◆ **REQUIRED TASK**
Omit all pictures and transcribe only the lines in the entries below that run from the line with "Reproduce this chart with Chart.js." through the line with "ctx.textBaseline = 'alphabetic';".

::: DATA IN THIS EXERCISE

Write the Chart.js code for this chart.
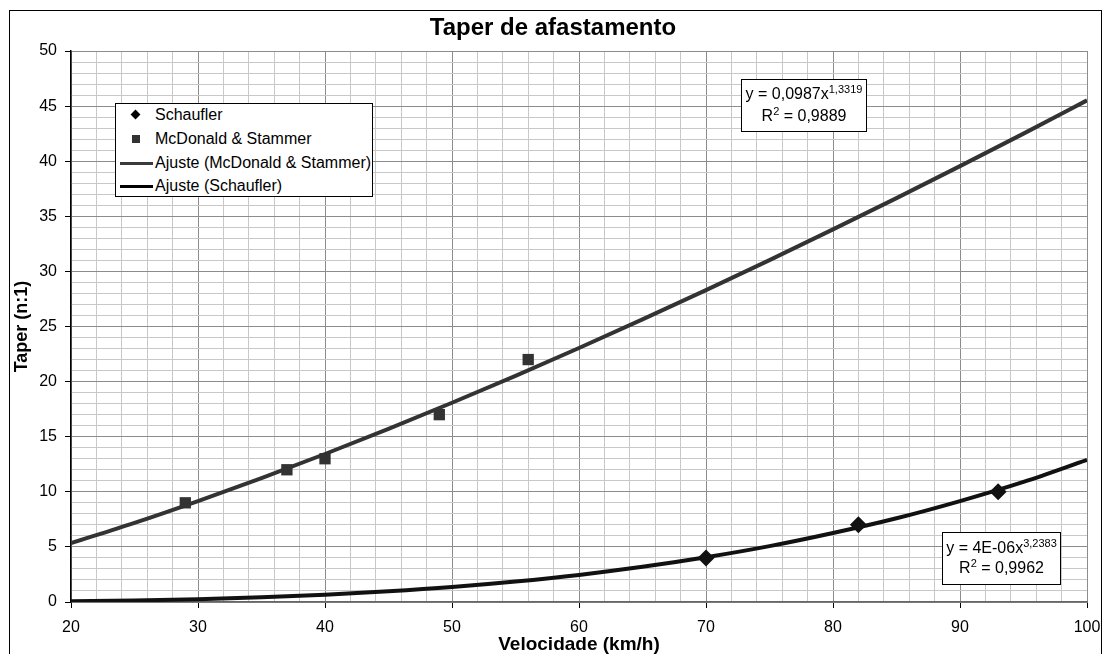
<!DOCTYPE html>
<html lang="pt">
<head>
<meta charset="utf-8">
<title>Taper de afastamento</title>
<script src="https://cdn.jsdelivr.net/npm/chart.js@4.4.1/dist/chart.umd.min.js"></script>
<style>
    body { margin: 0; background: #fff; }
    #wrap { position: relative; width: 1106px; height: 654px; overflow: hidden; font-family: Arial, "Liberation Sans", sans-serif; color: #000; }
    #frame { position: absolute; left: 9px; top: 10px; width: 1091px; height: 720px; border: 1px solid #000; pointer-events: none; }
    .box { position: absolute; background: #fff; border: 1px solid #000; }
    .legend { left: 115px; top: 103px; width: 256px; height: 92px; font-size: 16px; }
    .legend .row { position: absolute; left: 0; height: 20px; line-height: 20px; }
    .legend .row span.txt { position: absolute; left: 39px; white-space: nowrap; }
    .legend .mk { position: absolute; }
    .eq { font-size: 16px; text-align: center; }
    .eq div { position: absolute; left: 0; right: 0; line-height: 18px; white-space: nowrap; }
    .eq sup { font-size: 11px; vertical-align: 0; position: relative; top: -6px; }
</style>
</head>
<body>
<div id="wrap">
    <canvas id="taperChart" width="1106" height="654"></canvas>
    <div id="frame"></div>
    <div class="box legend" id="legend"></div>
    <div class="box eq" style="left:741px; top:79px; width:124px; height:51px;">
        <div style="top:5px;">y = 0,0987x<sup>1,3319</sup></div>
        <div style="top:27px;">R<sup>2</sup> = 0,9889</div>
    </div>
    <div class="box eq" style="left:942px; top:532px; width:117px; height:51px;">
        <div style="top:6px;">y = 4E-06x<sup>3,2383</sup></div>
        <div style="top:26px;">R<sup>2</sup> = 0,9962</div>
    </div>
</div>
<script>
// medições
const schauflerX = [70, 82, 93];
const schauflerY = [4, 7, 10];
const mcdonaldX = [29, 37, 40, 49, 56];
const mcdonaldY = [9, 12, 13, 17, 22];

// curvas de ajuste
const fitX = [20, 25, 30, 35, 40, 45, 50, 55, 60, 65, 70, 75, 80, 85, 90, 95, 100];
const fitMcdonald = [5.34, 7.18, 9.16, 11.24, 13.43, 15.71, 18.08, 20.52, 23.05, 25.64, 28.3, 31.02, 33.81, 36.65, 39.55, 42.5, 45.52];
const fitSchaufler = [0.07, 0.14, 0.26, 0.43, 0.66, 0.97, 1.36, 1.86, 2.46, 3.19, 4.06, 5.07, 6.26, 7.6, 9.16, 10.9, 12.9];

const legendLabels = ['Schaufler', 'McDonald & Stammer', 'Ajuste (McDonald & Stammer)', 'Ajuste (Schaufler)'];

const toPoints = (xs, ys) => xs.map((x, i) => ({ x, y: ys[i] }));

document.addEventListener('DOMContentLoaded', () => {
    const legend = document.getElementById('legend');
    const rowTops = [1, 25, 49, 72];
    legendLabels.forEach((label, i) => {
        const row = document.createElement('div');
        row.className = 'row';
        row.style.top = rowTops[i] + 'px';
        let marker = '';
        if (i === 0) {
            marker = '<span class="mk" style="left:16px; top:6px; width:7px; height:7px; background:#000; transform:rotate(45deg);"></span>';
        } else if (i === 1) {
            marker = '<span class="mk" style="left:16px; top:6px; width:8px; height:8px; background:#333;"></span>';
        } else {
            const c = i === 2 ? '#3a3a3a' : '#000';
            marker = `<span class="mk" style="left:4px; top:9px; width:33px; height:3px; background:${c};"></span>`;
        }
        row.innerHTML = marker + `<span class="txt">${label}</span>`;
        legend.appendChild(row);
    });

    const major = '#8c8c8c';
    const minor = '#c8c8c8';

    new Chart(document.getElementById('taperChart'), {
        type: 'scatter',
        data: {
            datasets: [
                {
                    label: legendLabels[0],
                    data: toPoints(schauflerX, schauflerY),
                    pointStyle: 'rectRot',
                    pointRadius: 8.5,
                    backgroundColor: '#111',
                    borderColor: '#111',
                    borderWidth: 0,
                    order: 0,
                },
                {
                    label: legendLabels[1],
                    data: toPoints(mcdonaldX, mcdonaldY),
                    pointStyle: 'rect',
                    pointRadius: 8,
                    backgroundColor: '#333',
                    borderColor: '#333',
                    borderWidth: 0,
                    order: 0,
                },
                {
                    label: legendLabels[2],
                    type: 'line',
                    data: toPoints(fitX, fitMcdonald),
                    borderColor: '#333',
                    borderWidth: 4,
                    pointRadius: 0,
                    cubicInterpolationMode: 'monotone',
                    order: 1,
                },
                {
                    label: legendLabels[3],
                    type: 'line',
                    data: toPoints(fitX, fitSchaufler),
                    borderColor: '#111',
                    borderWidth: 4,
                    pointRadius: 0,
                    cubicInterpolationMode: 'monotone',
                    order: 1,
                },
            ],
        },
        options: {
            responsive: false,
            animation: false,
            layout: { padding: 0 },
            plugins: {
                legend: { display: false },
                tooltip: { enabled: false },
                title: {
                    display: true,
                    text: 'Taper de afastamento',
                    color: '#000',
                    font: { family: 'Arial, "Liberation Sans"', size: 24, weight: 'bold', lineHeight: 1.2 },
                    padding: { top: 13.6, bottom: 8.6 },
                },
            },
            scales: {
                x: {
                    type: 'linear',
                    min: 20,
                    max: 100,
                    afterFit: (scale) => {
                        scale.height = 52;
                        scale.paddingLeft = 0;
                        scale.paddingRight = 19;
                    },
                    ticks: {
                        stepSize: 2,
                        autoSkip: false,
                        maxRotation: 0,
                        color: '#000',
                        padding: 10,
                        font: { family: 'Arial, "Liberation Sans"', size: 16 },
                        callback: (v) => (v % 10 === 0 ? v : ''),
                    },
                    grid: {
                        color: (ctx) => (ctx.tick && ctx.tick.value % 10 === 0 ? major : minor),
                        tickColor: (ctx) => (ctx.tick && ctx.tick.value % 10 === 0 ? '#000' : 'rgba(0,0,0,0)'),
                        tickLength: 6,
                        lineWidth: 1,
                    },
                    border: { color: '#666', width: 1.5 },
                    title: {
                        display: true,
                        text: 'Velocidade (km/h)',
                        color: '#000',
                        font: { family: 'Arial, "Liberation Sans"', size: 19, weight: 'bold', lineHeight: 1 },
                        padding: { top: 0, bottom: 0 },
                    },
                },
                y: {
                    min: 0,
                    max: 50,
                    afterFit: (scale) => { scale.width = 71; },
                    ticks: {
                        stepSize: 1,
                        autoSkip: false,
                        color: '#000',
                        padding: 8,
                        font: { family: 'Arial, "Liberation Sans"', size: 16 },
                        callback: (v) => (v % 5 === 0 ? v : ''),
                    },
                    grid: {
                        color: (ctx) => (ctx.tick && ctx.tick.value % 5 === 0 ? major : minor),
                        tickColor: (ctx) => (ctx.tick && ctx.tick.value % 5 === 0 ? '#000' : 'rgba(0,0,0,0)'),
                        tickLength: 6,
                        lineWidth: 1,
                    },
                    border: { color: '#000', width: 1.5 },
                    title: {
                        display: true,
                        text: 'Taper (n:1)',
                        color: '#000',
                        font: { family: 'Arial, "Liberation Sans"', size: 18, weight: 'bold', lineHeight: 1.2 },
                        padding: { top: 11, bottom: 0 },
                    },
                },
            },
        },
    });
});
</script>
</body>
</html>
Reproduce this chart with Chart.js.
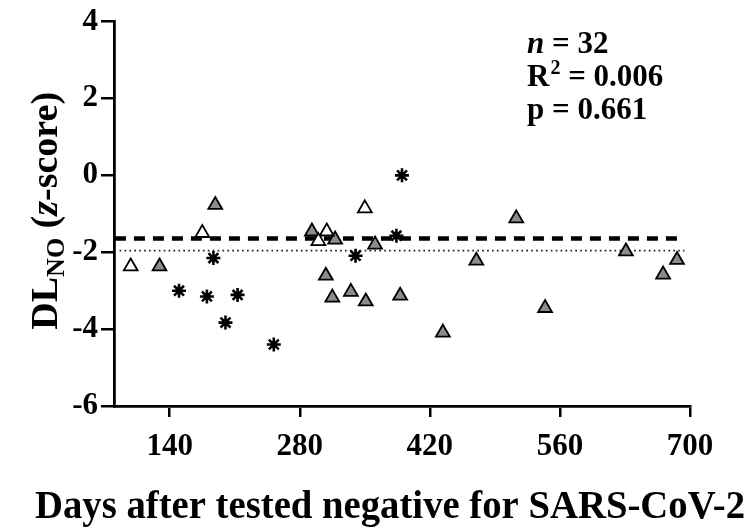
<!DOCTYPE html>
<html>
<head>
<meta charset="utf-8">
<script src="https://cdn.jsdelivr.net/npm/chart.js@4"></script>
<style>
  body { margin: 0; background: #fff; }
  #wrap { width: 750px; height: 530px; }
</style>
</head>
<body>
<div id="wrap"><canvas id="myChart" width="750" height="530"></canvas></div>
<script>
// days after negative test / DLNO z-score
var openDays = [98, 175, 350, 309, 300];
var openZ = [-2.37, -1.50, -0.86, -1.46, -1.71];

var grayDays = [129, 189, 293, 318, 361, 470, 308, 315, 335, 351, 388, 434, 513, 631, 686, 671, 544];
var grayZ = [-2.37, -0.77, -1.46, -1.67, -1.80, -2.22, -2.61, -3.18, -3.03, -3.28, -3.13, -4.09, -1.12, -1.98, -2.20, -2.58, -3.45];

var starDays = [390, 384, 340, 187, 150, 180, 213, 200, 252];
var starZ = [0.0, -1.57, -2.09, -2.15, -3.00, -3.15, -3.11, -3.83, -4.40];

var lnnDays = [81, 689];
var lnnZ = [-1.645, -1.645];
var fitDays = [86, 694];
var fitZ = [-1.96, -1.96];

var xTicks = [140, 280, 420, 560, 700];
var yTicks = [-6, -4, -2, 0, 2, 4];

var xTitle = 'Days after tested negative for SARS-CoV-2';
var statLines = [
    { label: 'n', value: ' = 32' },
    { label: 'R', value: ' = 0.006' },
    { label: 'p', value: ' = 0.661' }
];

var fontFam = '"Liberation Serif", "Times New Roman", serif';

function pts(xs, ys){
    var out = [];
    for (var i = 0; i < xs.length; i++) out.push({ x: xs[i], y: ys[i] });
    return out;
}

var textPlugin = {
    id: 'textPlugin',
    afterDraw: function(chart){
        var ctx = chart.ctx;
        ctx.save();
        ctx.fillStyle = '#000';
        ctx.textBaseline = 'alphabetic';

        // x axis title, squeezed a bit to the width of the original
        ctx.font = 'bold 40px ' + fontFam;
        var w = ctx.measureText(xTitle).width;
        var sc = 710 / w;
        ctx.translate(390, 518);
        ctx.scale(sc, 1);
        ctx.textAlign = 'center';
        ctx.fillText(xTitle, 0, 0);
        ctx.setTransform(1, 0, 0, 1, 0, 0);
        ctx.textAlign = 'left';

        // y axis title, rotated
        var cy = (chart.chartArea.top + chart.chartArea.bottom) / 2 - 3;
        ctx.translate(57, cy);
        ctx.rotate(-Math.PI / 2);
        var big = 'bold 38px ' + fontFam;
        var sub = 'bold 26px ' + fontFam;
        var ital = 'italic bold 38px ' + fontFam;
        var parts = [
            { t: 'DL', f: big, dy: 0 },
            { t: 'NO', f: sub, dy: 7 },
            { t: ' (', f: big, dy: 0 },
            { t: 'z', f: ital, dy: 0 },
            { t: '-score)', f: big, dy: 0 }
        ];
        var total = 0;
        parts.forEach(function(p){ ctx.font = p.f; total += ctx.measureText(p.t).width; });
        var x = -total / 2;
        parts.forEach(function(p){
            ctx.font = p.f;
            ctx.fillText(p.t, x, p.dy);
            x += ctx.measureText(p.t).width;
        });
        ctx.setTransform(1, 0, 0, 1, 0, 0);

        // stats text top right
        var sx = 527;
        var by = [53, 86, 119];
        var f = 'bold 31px ' + fontFam;
        statLines.forEach(function(s, i){
            var xx = sx;
            ctx.font = (i === 0 ? 'italic bold 31px ' : 'bold 31px ') + fontFam;
            ctx.fillText(s.label, xx, by[i]);
            xx += ctx.measureText(s.label).width;
            if (i === 1) {
                ctx.font = 'bold 20px ' + fontFam;
                ctx.fillText('2', xx + 1, by[i] - 12);
                xx += ctx.measureText('2').width + 1;
            }
            ctx.font = f;
            ctx.fillText(s.value, xx, by[i]);
        });
        ctx.restore();
    }
};

var ctx = document.getElementById('myChart').getContext('2d');
var chart = new Chart(ctx, {
    type: 'scatter',
    data: {
        datasets: [
            {
                label: 'open',
                data: pts(openDays, openZ),
                pointStyle: 'triangle',
                pointRadius: 8,
                pointHoverRadius: 8,
                backgroundColor: '#ffffff',
                borderColor: '#000000',
                borderWidth: 1.8,
                order: 1
            },
            {
                label: 'gray',
                data: pts(grayDays, grayZ),
                pointStyle: 'triangle',
                pointRadius: 8,
                pointHoverRadius: 8,
                backgroundColor: '#8c8c8c',
                borderColor: '#000000',
                borderWidth: 1.8,
                order: 1
            },
            {
                label: 'star',
                data: pts(starDays, starZ),
                pointStyle: 'star',
                pointRadius: 7,
                pointHoverRadius: 7,
                backgroundColor: '#000000',
                borderColor: '#000000',
                borderWidth: 2.6,
                order: 1
            },
            {
                type: 'line',
                label: 'lln',
                data: pts(lnnDays, lnnZ),
                borderColor: '#000000',
                borderWidth: 4.5,
                borderDash: [11, 8],
                pointRadius: 0,
                fill: false,
                order: 2
            },
            {
                type: 'line',
                label: 'fit',
                data: pts(fitDays, fitZ),
                borderColor: '#222222',
                borderWidth: 1.7,
                borderDash: [1.7, 3.2],
                pointRadius: 0,
                fill: false,
                order: 2
            }
        ]
    },
    options: {
        responsive: false,
        animation: false,
        devicePixelRatio: 1,
        layout: { padding: { left: 0, right: 60, top: 21, bottom: 0 } },
        plugins: {
            legend: { display: false },
            tooltip: { enabled: false }
        },
        scales: {
            x: {
                type: 'linear',
                min: 80,
                max: 700,
                afterBuildTicks: function(scale){
                    scale.ticks = xTicks.map(function(v){ return { value: v }; });
                },
                afterFit: function(scale){ scale.height = 124; },
                grid: {
                    drawOnChartArea: false,
                    drawTicks: true,
                    tickLength: 11,
                    color: '#000',
                    lineWidth: 2.5
                },
                border: { display: true, color: '#000', width: 2.8 },
                ticks: {
                    color: '#000',
                    padding: 11,
                    maxRotation: 0,
                    font: { family: fontFam, size: 31, weight: 'bold' }
                }
            },
            y: {
                min: -6,
                max: 4,
                afterBuildTicks: function(scale){
                    scale.ticks = yTicks.map(function(v){ return { value: v }; });
                },
                afterFit: function(scale){ scale.width = 114; },
                grid: {
                    drawOnChartArea: false,
                    drawTicks: true,
                    tickLength: 13,
                    color: '#000',
                    lineWidth: 2.5
                },
                border: { display: true, color: '#000', width: 2.8 },
                ticks: {
                    color: '#000',
                    padding: 3,
                    font: { family: fontFam, size: 31, weight: 'bold' }
                }
            }
        }
    },
    plugins: [textPlugin]
});
</script>
</body>
</html>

::::::

◆ **FINAL RESULT**
Reproduce this chart with Chart.js.
<!DOCTYPE html>
<html>
<head>
<meta charset="utf-8">
<script src="https://cdn.jsdelivr.net/npm/chart.js@4"></script>
<style>
  body { margin: 0; background: #fff; }
  #wrap { width: 750px; height: 530px; }
</style>
</head>
<body>
<div id="wrap"><canvas id="myChart" width="750" height="530"></canvas></div>
<script>
// days after negative test / DLNO z-score
var openDays = [98, 175, 350, 309, 300];
var openZ = [-2.37, -1.50, -0.86, -1.46, -1.71];

var grayDays = [129, 189, 293, 318, 361, 470, 308, 315, 335, 351, 388, 434, 513, 631, 686, 671, 544];
var grayZ = [-2.37, -0.77, -1.46, -1.67, -1.80, -2.22, -2.61, -3.18, -3.03, -3.28, -3.13, -4.09, -1.12, -1.98, -2.20, -2.58, -3.45];

var starDays = [390, 384, 340, 187, 150, 180, 213, 200, 252];
var starZ = [0.0, -1.57, -2.09, -2.15, -3.00, -3.15, -3.11, -3.83, -4.40];

var lnnDays = [81, 689];
var lnnZ = [-1.645, -1.645];
var fitDays = [86, 694];
var fitZ = [-1.96, -1.96];

var xTicks = [140, 280, 420, 560, 700];
var yTicks = [-6, -4, -2, 0, 2, 4];

var xTitle = 'Days after tested negative for SARS-CoV-2';
var statLines = [
    { label: 'n', value: ' = 32' },
    { label: 'R', value: ' = 0.006' },
    { label: 'p', value: ' = 0.661' }
];

var fontFam = '"Liberation Serif", "Times New Roman", serif';

function pts(xs, ys){
    var out = [];
    for (var i = 0; i < xs.length; i++) out.push({ x: xs[i], y: ys[i] });
    return out;
}

var textPlugin = {
    id: 'textPlugin',
    afterDraw: function(chart){
        var ctx = chart.ctx;
        ctx.save();
        ctx.fillStyle = '#000';
        ctx.textBaseline = 'alphabetic';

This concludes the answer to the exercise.